Why? For a simple reason: the one thing that unifies
almost all Jewish Israelis is the wish to live in a state where there are
only Jews. If we could achieve such a state in all the country between the
Mediterranean and the Jordan river, O.K. If not, let’s leave the occupied
territories. Not "land for peace", but "withdrawal for the sake of
safeguarding a homogeneous Jewish state". This is the majority opinion,
and there is, indeed, only one majority.
Some call this "racist". Some call it "nationalist". Some
say that this is "apartheid". But this attitude is rooted in the fact that
for thousands of years Jews have lived as a religious-ethnic community
dispersed throughout the world and often suffered cruel persecution
(especially in the Christian world). They have developed a ghetto
mentality. They want to live among themselves, separate from others,
surrounded by a high fence.
Zionism wanted to achieve this by establishing a state
where the Jews would live together, without Goyim (Gentiles). Even the
presence of a considerable minority (the Arab citizens) in Israel creates
severe mental stress. For most Israelis, the ideal situation would be a
state without a single non-Jewish citizen. (The presence of foreign
workers does not bother anybody; it is temporary, and they are devoid of
any rights.)
Lately this aspiration has found new expression in an idea
which is becoming quite popular: to transfer the Israeli Arab villages
adjoining the West Bank, together with their inhabitants, to the future
Palestinian state, which means giving up territory so that Israel will
have less non-Jewish citizens.
This is quite unusual. The French, for example, have shed
rivers of blood in order to keep Alsace, whose people are of German
descent. India is ready to wage a nuclear war in order to keep Kashmir,
which is populated by Muslims. For other nations, territory is more
important than a homogeneous population, geography precedes demography.
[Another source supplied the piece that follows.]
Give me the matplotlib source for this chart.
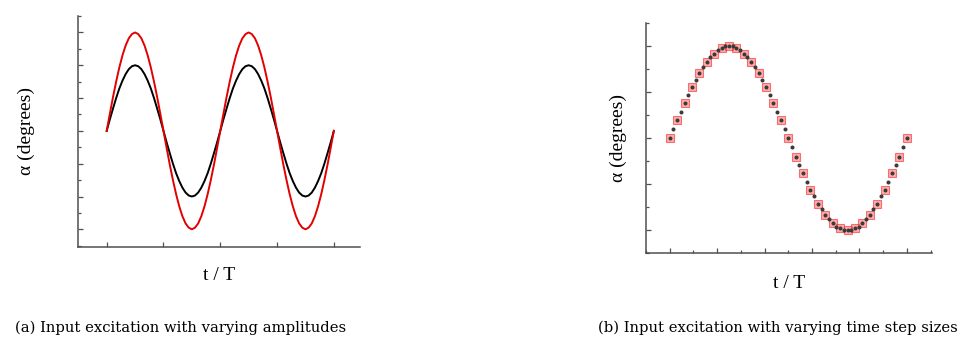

Israelis, too, like territory - but demography is by far more important to
them.
One example: after the 1956 war, during which Israel
conquered the Sinai and the Gaza Strip, David Ben-Gurion was compelled to
give up the Sinai. At the time there was a clamor from the right and the
left to annex the Gaza Strip. Ben-Gurion adamantly refused, because he did
not want to increase the number of Arab citizens by hundreds of thousands
at any price. (The brilliant idea of an eternal military occupation, which
allows the occupier to abstain from conferring citizenship on the occupied
population, was not yet invented.)
Today, too, there is only one majority in Israel. Most
Israelis are ready to pay the price demanded for peace. So why do they
support Sharon, who represents the opposite? For one simple reason: they
have been brought to believe that "we have no partner". There is a
complete unanimity, from Avigdor Liberman and Effy Eitam on the right to
Haim Ramon and Yossi Sarid on the "left", that "there is no partner". And
since there is no partner for peace, let’s support Sharon, who knows (or
so it seems) how to wage war. The aim of this brainwashing is precisely to
make it possible to keep the occupied territories and, God willing, to
drive the Palestinians out.
The real criminal in this story is Ehud Barak. In order to
hide his monumental failure as a peace-maker, he created the legend that
"we offered them everything and they rejected everything." This historic
lie is the connecting link between the two seemingly contradictory results
of the polls: the majority is ready to pay the price of peace but does not
believe that peace is possible. So let’s support Sharon.
There is no riddle here. Israel is not a mad cow. It is,
at most, a maddened cow.
[The author has closely followed the career of Sharon for four decades.
Over the years, he has written three extensive biographical essays about
him, two (1973, 1981) with his cooperation.]